Before running the Light-eval, users must ensure that they have correctly installed and configured all necessary environments according to the instructions in the Installation Document.

LLaVA-benchmark#

Prerequisites#

dataset

├── data
│   └── LLaVA-benchmark
│       ├── images
│       │   ├── 001.jpg
│       │   ├── 002.jpg
│       │   └── ...
│       ├── answers_gpt4.jsonl
│       ├── context.jsonl
│       └── ...
└── ...

Store the images folder according to the file structure given above in data.

The dataset is availabel at 🤗Hugging Face/liuhaotian

evaluating#

Please make sure the dataset is stored according to the storage structure described above.

Change the parameters in scripts/run_llavabenchmark.sh: model_name, pretrained_path, llama_config, tokenizer_path, openai_key and mode .

mode settings:

  • inference: Get model answers.

  • eval: Use GPT4 to score the modle’s answers against the GPT4 answers.

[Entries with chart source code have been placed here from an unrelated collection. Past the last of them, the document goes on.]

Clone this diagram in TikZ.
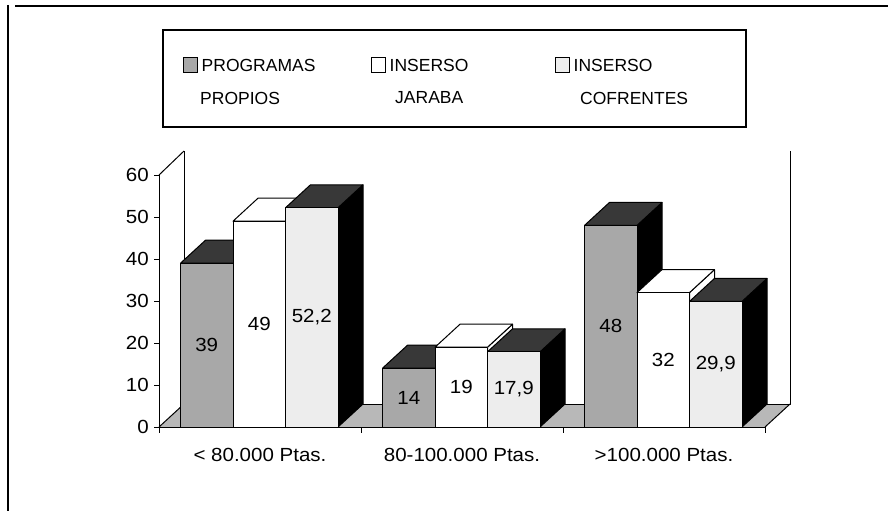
\documentclass[tikz,border=0pt]{standalone}
\usepackage{fontspec}
\setmainfont{Liberation Sans}
\newfontfamily\etiq{Liberation Sans}[FakeStretch=1.08]
\usetikzlibrary{positioning}
\definecolor{propios}{gray}{0.66}
\definecolor{tapa}{gray}{0.22}
\definecolor{cofrentes}{gray}{0.93}
\definecolor{piso}{gray}{0.72}
\tikzset{
  texto/.style={font=\fontsize{17.5}{17.5}\selectfont, inner sep=0pt},
  valor/.style={font=\etiq\fontsize{19}{19}\selectfont, inner sep=0pt},
  muestra/.style={draw=black, line width=1pt, minimum size=14pt, inner sep=0pt},
  linea/.style={line width=1pt, line join=round},
}

\begin{document}
\begin{tikzpicture}[x=1pt,y=-1pt]
      \useasboundingbox (0,0) rectangle (893,511);

      % una barra: x izq, valor, frente, tapa, lado, etiqueta, nombre
      \newcommand\barra[7]{
        \pgfmathsetmacro\ytop{427-4.2*#2}
        \filldraw[linea, fill=#5] (#1+52.5,427) -- (#1+52.5,\ytop) -- (#1+77.5,\ytop-23) -- (#1+77.5,404) -- cycle;
        \filldraw[linea, fill=#4] (#1,\ytop) -- (#1+25,\ytop-23) -- (#1+77.5,\ytop-23) -- (#1+52.5,\ytop) -- cycle;
        \filldraw[linea, fill=#3] (#1,427) rectangle (#1+52.5,\ytop);
        \node[valor] (#7) at (#1+26.25,{(427+\ytop)/2}) {#6};
      }

      % marco
      \draw[line width=1.2pt] (15,6) -- (888,6);
      \draw[line width=1.2pt] (8,5) -- (8,511);

      % leyenda
      \draw[line width=1.2pt] (163,30) rectangle (746,127);
      \node[muestra, fill=propios] (mPropios) at (190,65) {};
      \node[texto, right=4pt of mPropios] (tPropios) {PROGRAMAS};
      \node[texto, anchor=west] (tPropiosB) at (200,98) {PROPIOS};
      \node[muestra, fill=white] (mJaraba) at (378,65) {};
      \node[texto, right=4pt of mJaraba] (tJaraba) {INSERSO};
      \node[texto, anchor=west] (tJarabaB) at (395,98) {JARABA};
      \node[muestra, fill=cofrentes] (mCofrentes) at (562,65) {};
      \node[texto, right=4pt of mCofrentes] (tCofrentes) {INSERSO};
      \node[texto, anchor=west] (tCofrentesB) at (580,98) {COFRENTES};

      % piso y pared
      \fill[piso] (159,427) -- (765,427) -- (790,404) -- (184,404) -- cycle;
      \draw[linea] (184,151) -- (184,404) -- (790,404) -- (790,151);
      \draw[linea] (159,175) -- (184,151);
      \draw[linea] (159,427) -- (184,404);
      \draw[linea] (765,427) -- (790,404);

      % barras
      \barra{180.5}{39}{propios}{tapa}{black}{39}{bA1}
      \barra{233}{49}{white}{white}{white}{49}{bA2}
      \barra{285.5}{52.2}{cofrentes}{tapa}{black}{52,2}{bA3}
      \barra{382.5}{14}{propios}{tapa}{black}{14}{bB1}
      \barra{435}{19}{white}{white}{white}{19}{bB2}
      \barra{487.5}{17.9}{cofrentes}{tapa}{black}{17,9}{bB3}
      \barra{584.5}{48}{propios}{tapa}{black}{48}{bC1}
      \barra{637}{32}{white}{white}{white}{32}{bC2}
      \barra{689.5}{29.9}{cofrentes}{tapa}{black}{29,9}{bC3}

      % ejes
      \draw[linea] (159,175) -- (159,427) -- (765,427);
      \foreach \v in {0,10,...,60} {
        \draw[linea] (154,427-4.2*\v) -- (159,427-4.2*\v);
        \node[valor, anchor=east] (y\v) at (149,427-4.2*\v) {\v};
      }
      \foreach \x in {159,361,563,765}
        \draw[linea] (\x,427) -- (\x,433);
      \node[valor] (cA) at (260,455) {< 80.000 Ptas.};
      \node[valor] (cB) at (462,455) {80-100.000 Ptas.};
      \node[valor] (cC) at (664,455) {>100.000 Ptas.};

\end{tikzpicture}
\end{document}
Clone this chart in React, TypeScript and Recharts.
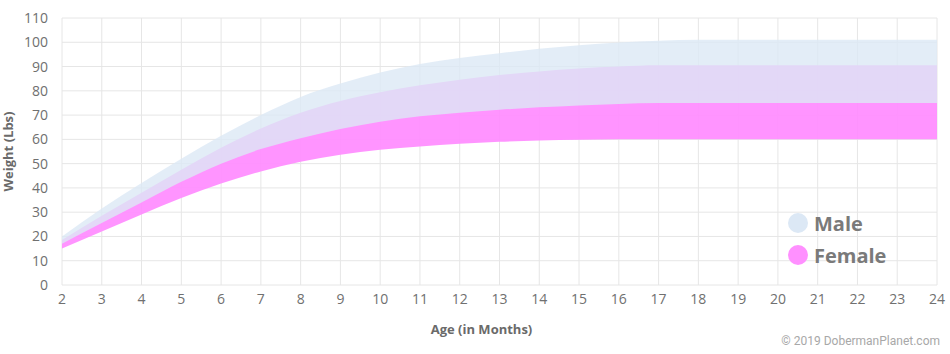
import {
  ComposedChart,
  Area,
  XAxis,
  YAxis,
  CartesianGrid,
} from "recharts";

const months = [2, 3, 4, 5, 6, 7, 8, 9, 10, 11, 12, 13, 14, 15, 16, 17, 18, 19, 20, 21, 22, 23, 24];
const femaleLow = [15, 22, 29, 35.8, 41.8, 46.8, 50.8, 53.7, 55.7, 57.1, 58.2, 59, 59.5, 59.8, 60, 60, 60, 60, 60, 60, 60, 60, 60];
const femaleHigh = [18.5, 28.5, 38, 47.5, 56.5, 64.5, 71, 75.8, 79.4, 82.3, 84.6, 86.5, 88, 89.2, 90, 90.5, 90.5, 90.5, 90.5, 90.5, 90.5, 90.5, 90.5];
const maleLow = [17, 25.5, 34, 42.5, 50, 56, 60.5, 64.3, 67.3, 69.5, 71, 72.2, 73.2, 74, 74.6, 75, 75, 75, 75, 75, 75, 75, 75];
const maleHigh = [20, 31.5, 42, 52, 61.5, 70, 77.5, 83, 87.5, 91, 93.5, 95.5, 97.3, 98.8, 99.9, 100.6, 101, 101, 101, 101, 101, 101, 101];
const yTicks = [0, 10, 20, 30, 40, 50, 60, 70, 80, 90, 100, 110];
const legendItems = ["Male", "Female"];

const MALE = "#dce8f5";
const FEMALE = "#ff8bff";
const TEXT = "#707070";
const FONT = "'Open Sans', sans-serif";

const data = months.map((m, i) => ({
  month: m,
  female: [femaleLow[i], femaleHigh[i]],
  male: [maleLow[i], maleHigh[i]],
}));

function LegendBox() {
  const colors = [MALE, "#ff90ff"];
  return (
    <div
      style={{
        position: "absolute",
        left: 788,
        top: 207,
        fontFamily: FONT,
      }}
    >
      {legendItems.map((name, i) => (
        <div
          key={name}
          style={{ display: "flex", alignItems: "center", height: 32 }}
        >
          <span
            style={{
              width: 20,
              height: 20,
              borderRadius: 10,
              background: colors[i],
              marginRight: 6,
            }}
          />
          <span style={{ fontSize: 20, fontWeight: 700, color: "#7a7a7a" }}>
            {name}
          </span>
        </div>
      ))}
    </div>
  );
}

export default function App() {
  return (
    <div
      style={{
        position: "fixed",
        left: 0,
        top: 0,
        width: 950,
        height: 354,
        background: "#fff",
      }}
    >
      <ComposedChart
        width={950}
        height={354}
        data={data}
        margin={{ top: 18, right: 13, left: 0, bottom: 0 }}
      >
        <CartesianGrid stroke="#e6e6e6" />
        <XAxis
          dataKey="month"
          type="number"
          domain={[2, 24]}
          ticks={months}
          interval={0}
          height={69}
          axisLine={false}
          tickLine={false}
          tickSize={0}
          tickMargin={9}
          tick={{ fontSize: 14, fill: TEXT, fontFamily: FONT }}
          label={{
            value: "Age (in Months)",
            position: "insideBottom",
            offset: 20,
            dx: -18,
            style: {
              fontSize: 13,
              fontWeight: 700,
              fill: "#6a6a6a",
              fontFamily: FONT,
            },
          }}
        />
        <YAxis
          domain={[0, 110]}
          ticks={yTicks}
          interval={0}
          width={62}
          axisLine={false}
          tickLine={false}
          tickSize={0}
          tickMargin={14}
          tick={{ fontSize: 14, fill: TEXT, fontFamily: FONT }}
          label={{
            value: "Weight (Lbs)",
            angle: -90,
            position: "insideLeft",
            offset: 8,
            style: {
              textAnchor: "middle",
              fontSize: 13,
              fontWeight: 700,
              fill: "#6a6a6a",
              fontFamily: FONT,
            },
          }}
        />
        <Area
          type="monotone"
          dataKey="female"
          name="Female"
          stroke="none"
          fill={FEMALE}
          fillOpacity={0.92}
          isAnimationActive={false}
        />
        <Area
          type="monotone"
          dataKey="male"
          name="Male"
          stroke="none"
          fill={MALE}
          fillOpacity={0.8}
          isAnimationActive={false}
        />
      </ComposedChart>
      <LegendBox />
      <div
        style={{
          position: "absolute",
          right: 10,
          top: 334,
          fontSize: 12,
          color: "#a8a8a8",
          fontFamily: "Roboto, sans-serif",
        }}
      >
        © 2019 DobermanPlanet.com
      </div>
    </div>
  );
}
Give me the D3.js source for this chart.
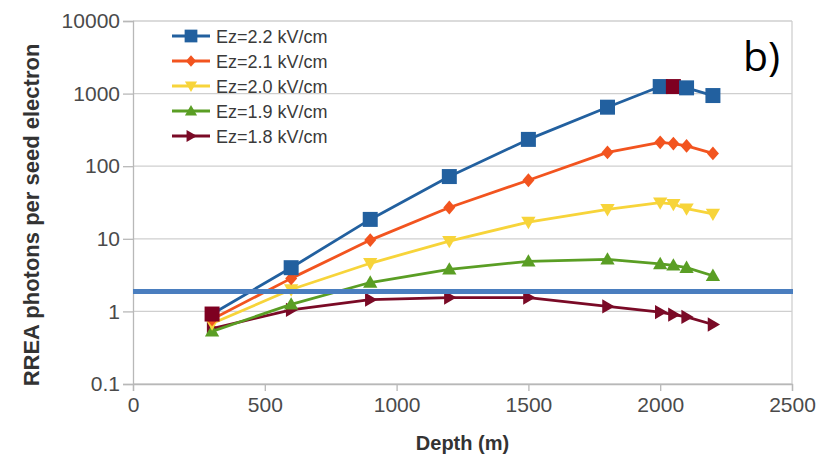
<!DOCTYPE html>
<html>
<head>
<meta charset="utf-8">
<script src="https://cdn.jsdelivr.net/npm/d3@7"></script>
<style>
  html, body { margin: 0; padding: 0; background: #ffffff; }
  svg { display: block; }
  text { font-family: "Liberation Sans", Arial, sans-serif; }
</style>
</head>
<body>
<svg id="chart" width="828" height="455"></svg>
<script>
// ---- data ----
const depths = [300, 600, 900, 1200, 1500, 1800, 2000, 2050, 2100, 2200];
const seriesNames = ["Ez=2.2 kV/cm", "Ez=2.1 kV/cm", "Ez=2.0 kV/cm", "Ez=1.9 kV/cm", "Ez=1.8 kV/cm"];
const ez22 = [0.92, 4.0, 18.5, 72, 234, 650, 1250, 1250, 1200, 940];
const ez21 = [0.78, 2.85, 9.6, 27, 64, 155, 213, 205, 190, 150];
const ez20 = [0.68, 2.0, 4.6, 9.3, 17, 25.5, 31.5, 30, 26, 22];
const ez19 = [0.53, 1.25, 2.5, 3.8, 4.9, 5.2, 4.5, 4.3, 4.0, 3.1];
const ez18 = [0.58, 1.05, 1.45, 1.55, 1.55, 1.17, 0.98, 0.9, 0.84, 0.66];
const highlightIdx22 = [0, 7];      // points of the 2.2 kV/cm series drawn in dark red
const thresholdValue = 1.88;        // horizontal blue reference line
const xTicks = [0, 500, 1000, 1500, 2000, 2500];
const yTicks = [0.1, 1, 10, 100, 1000, 10000];
const yTickLabels = ["0.1", "1", "10", "100", "1000", "10000"];
const panelLabel = "b)";
const xTitle = "Depth (m)";
const yTitle = "RREA photons per seed electron";

// ---- styles ----
const colors = ["#22609f", "#f2541f", "#f7d43a", "#5a9e24", "#7a0a26"];
const highlightColor = "#7e0021";
const symbols = ["square", "diamond", "triDown", "triUp", "triRight"];

const svg = d3.select("#chart");
const x = d3.scaleLinear().domain([0, 2500]).range([133, 792]);
const y = d3.scaleLog().domain([0.1, 10000]).range([384, 21]);

// gridlines
svg.append("g").selectAll("line").data(yTicks).join("line")
  .attr("x1", x(0)).attr("x2", x(2500))
  .attr("y1", d => y(d)).attr("y2", d => y(d))
  .attr("stroke", "#cfcfcf").attr("stroke-width", 1.3);
// right border
svg.append("line").attr("x1", x(2500)).attr("x2", x(2500))
  .attr("y1", y(10000)).attr("y2", y(0.1))
  .attr("stroke", "#cfcfcf").attr("stroke-width", 1.3);

// axes
const xAxis = svg.append("g").attr("transform", `translate(0,${y(0.1)})`)
  .call(d3.axisBottom(x).tickValues(xTicks).tickFormat(d3.format("d")).tickSize(7).tickPadding(6));
const yAxis = svg.append("g").attr("transform", `translate(${x(0)},0)`)
  .call(d3.axisLeft(y).tickValues(yTicks).tickFormat((d, i) => yTickLabels[i]).tickSize(10).tickPadding(3));
[xAxis, yAxis].forEach(g => {
  g.select(".domain").attr("stroke", "#b8b8b8").attr("stroke-width", 1.3);
  g.selectAll(".tick line").attr("stroke", "#b8b8b8").attr("stroke-width", 1.3);
  g.selectAll(".tick text").attr("fill", "#4a4a4a").style("font-size", "21px")
    .style("font-family", '"Liberation Sans", Arial, sans-serif');
});

// marker shapes
function markerPath(kind, s) {
  switch (kind) {
    case "square": return `M${-s},${-s}H${s}V${s}H${-s}Z`;
    case "diamond": return `M0,${-s * 1.15}L${s * 1.0},0L0,${s * 1.15}L${-s * 1.0},0Z`;
    case "triUp": return `M0,${-s * 1.1}L${s * 1.1},${s * 0.8}L${-s * 1.1},${s * 0.8}Z`;
    case "triDown": return `M0,${s * 1.1}L${s * 1.1},${-s * 0.8}L${-s * 1.1},${-s * 0.8}Z`;
    case "triRight": return `M${s * 1.1},0L${-s * 0.8},${s * 1.1}L${-s * 0.8},${-s * 1.1}Z`;
  }
}
const markerSize = [7.5, 6, 6.5, 6.5, 6.5];

const allSeries = [ez22, ez21, ez20, ez19, ez18];
const line = d3.line().x(d => x(d[0])).y(d => y(d[1]));

// draw from last series to first so blue lies on top
for (let si = allSeries.length - 1; si >= 0; si--) {
  const pts = depths.map((d, i) => [d, allSeries[si][i]]);
  const g = svg.append("g");
  g.append("path").attr("d", line(pts)).attr("fill", "none")
    .attr("stroke", colors[si]).attr("stroke-width", 2.8).attr("stroke-linejoin", "round");
  g.selectAll("path.m").data(pts).join("path").attr("class", "m")
    .attr("transform", d => `translate(${x(d[0])},${y(d[1])})`)
    .attr("d", markerPath(symbols[si], markerSize[si]))
    .attr("fill", (d, i) => (si === 0 && highlightIdx22.includes(i)) ? highlightColor : colors[si]);
}

// threshold line
svg.append("line").attr("x1", x(0)).attr("x2", x(2500) + 1)
  .attr("y1", y(thresholdValue)).attr("y2", y(thresholdValue))
  .attr("stroke", "#4a7ebf").attr("stroke-width", 5);

// legend
const legend = svg.append("g");
seriesNames.forEach((name, i) => {
  const cy = 36 + i * 25;
  legend.append("line").attr("x1", 172).attr("x2", 210).attr("y1", cy).attr("y2", cy)
    .attr("stroke", colors[i]).attr("stroke-width", 3);
  legend.append("path").attr("transform", `translate(191,${cy})`)
    .attr("d", markerPath(symbols[i], markerSize[i] * 0.85)).attr("fill", colors[i]);
  legend.append("text").attr("x", 216).attr("y", cy + 6.5).text(name)
    .attr("fill", "#3a3a3a").style("font-size", "18px");
});

// titles
svg.append("text").attr("x", (x(0) + x(2500)) / 2).attr("y", 450).attr("text-anchor", "middle")
  .attr("fill", "#333").style("font-size", "20px").style("font-weight", "bold").text(xTitle);
svg.append("text").attr("transform", "translate(39,215) rotate(-90)").attr("text-anchor", "middle")
  .attr("fill", "#333").style("font-size", "22px").style("font-weight", "bold").text(yTitle);

// panel label
svg.append("text").attr("x", 743).attr("y", 71).attr("fill", "#000")
  .style("font-size", "41px").style("font-family", '"Open Sans", "Liberation Sans", sans-serif').text(panelLabel);
</script>
</body>
</html>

  • show: Output of the scored results

  • all: Inferring, scoring, and outputting results for models.

After changing parameters, you can use following script to run LLaVA-benchmark evaluation code for your model.

script

sh scripts/run_llavabenchmark.sh

MM-Vet benchmark#

Prerequisites#

dataset

├── data
│   └── MM-Vet
│       ├── images
│       │   ├── v1_0.png
│       │   ├── v1_2.png
│       │   └── ...
│       ├── mm-vet.json
│       └── bard_set.json
└── ...

Store the images folder according to the file structure given above in data

Download MM-Vet data yuweihao/mm-vet.zip and unzip the dataset file according to the format described above.

evaluating#

Please make sure the dataset is stored according to the storage structure described above.

Change the parameters in scripts/run_mmvet.sh: model_name, pretrained_path, llama_config, tokenizer_path, openai_key, use_sub_set and mode .

mode settings:

  • inference: Get model answers.

  • eval: Use GPT4 to score the modle’s answers against the GPT4 answers.

  • all: Inferring, outputting results for models.

use_sub_set:

  • True: use subset for evaluation.

  • False: use the full dataset for evaluation.

After changing parameters, you can use following script to run MM_Vet benchmark evaluation code for your model.

script

sh scripts/run_mmvet.sh